Thank you! This video isn't even out yet, but you must be watching the Abstract Algebra playlist because you can see the finished but yet-to-be released videos if you use that. Let me know if you have any questions as you continue your studies!
@@WrathofMath Thank you so much.. So thankful to have a teacher like you. These Abstract Algebra playlist videos helps me a lot in my discrete structures paper... ✨
For proving inversion, I would just say a^n=e (where n>1), thus a^n-1 = a^-1.
There's two things I didn't understand about this video, mind you I'm self taught on this level of maths so there could very well be gaps in my knowledge (for example this is the first time I've heard of the Order of an element of a set). With the finite subgroup test, why does the group being finite imply that the order of x is finite? surely you can get cases where after transforming x a certain number of times you can reach a state that if you multiply by x another time you get the same state again? Like x^k = a x^(k+1) = ax = a? surely that's possible? then you can have an infinite order and a finite set?
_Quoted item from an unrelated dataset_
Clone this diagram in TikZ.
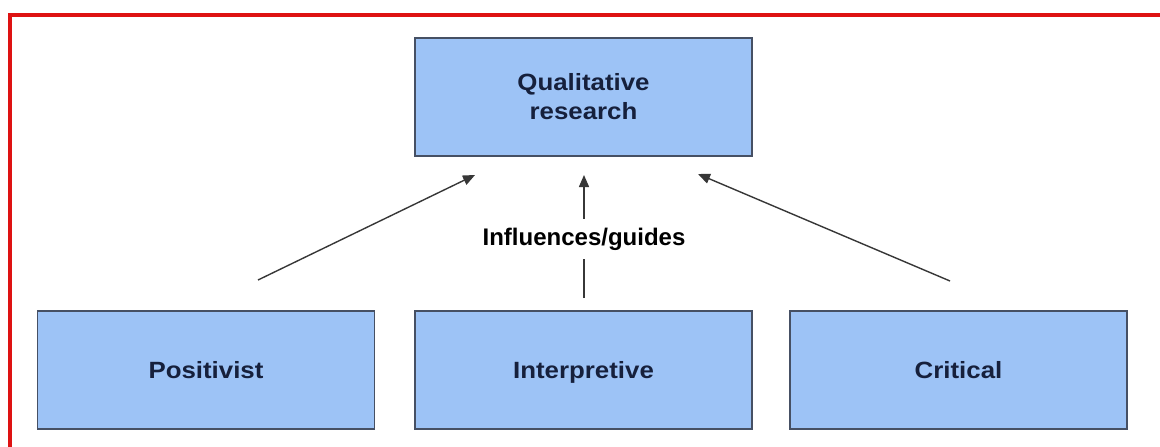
\documentclass[tikz,border=0pt]{standalone}
\usepackage{fontspec}
\setmainfont{Liberation Sans}
\newfontfamily\boxfont[FakeStretch=1.1]{Liberation Sans}
\usetikzlibrary{arrows.meta}
\definecolor{boxfill}{RGB}{157,195,246}
\definecolor{boxline}{RGB}{70,80,100}
\definecolor{boxtext}{RGB}{22,32,60}
\definecolor{arrcol}{RGB}{55,55,55}
\definecolor{frame}{RGB}{222,18,18}
\tikzset{
  box/.style={draw=boxline, line width=1.6pt, fill=boxfill, minimum width=337pt, minimum height=118pt,
    inner sep=0pt, align=center, text=boxtext, font=\boxfont\bfseries\fontsize{23.5}{29}\selectfont},
  onebox/.style={box, text height=17pt, text depth=1pt},
  arr/.style={draw=arrcol, line width=1.4pt, -{Triangle[length=12pt,width=10pt]}},
  lbl/.style={fill=white, inner xsep=2pt, inner ysep=9pt, text=black, font=\bfseries\fontsize{24}{28}\selectfont}
}
\begin{document}
\begin{tikzpicture}[x=1pt,y=-1pt]
\useasboundingbox (0,0) rectangle (1160,447);
\fill[white] (0,0) rectangle (1160,447);
% red frame (left and top edges)
\fill[frame] (8,13) rectangle (12,447);
\fill[frame] (8,13) rectangle (1160,17);
% boxes
\node[box] (qual) at (583.5,97) {Qualitative\\research};
\node[onebox] (pos) at (206,370) {Positivist};
\node[onebox] (int) at (583.5,370) {Interpretive};
\node[onebox] (crit) at (958.5,370) {Critical};
% arrow end points
\coordinate (ps) at (258,280);
\coordinate (pe) at (475,175);
\coordinate (is) at (584,298);
\coordinate (ie) at (584,175);
\coordinate (cs) at (950,281);
\coordinate (ce) at (698,174);
\draw[arr] (ps) -- (pe);
\draw[arr] (cs) -- (ce);
\draw[arr] (is) -- (ie) node[lbl, pos=0.48] (infl) {Influences/guides};
\end{tikzpicture}
\end{document}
And also for the finite subgroup test, when proving inverses exist, why can't you simplify it down to saying that if ord(x) = n then x^n = e = x^(n-1)*x therefore x^(n-1) is the inverse of x as they compose to make the identity and x^(n-1) is in H?
Video 10 in this playlist depends on a concept (order) in video 13, so watching this in linear order got me confused! Watch video 13 first...
yeah same lol
❤❤❤
Thanks for watching!
@@WrathofMath 10:56: How is the order of some element of H always finite?
Why is it always true that for x in H, x^n = e, where b is int. Could x not be a value such that x^n never reaches e for any integer n.
Nvm, I get it.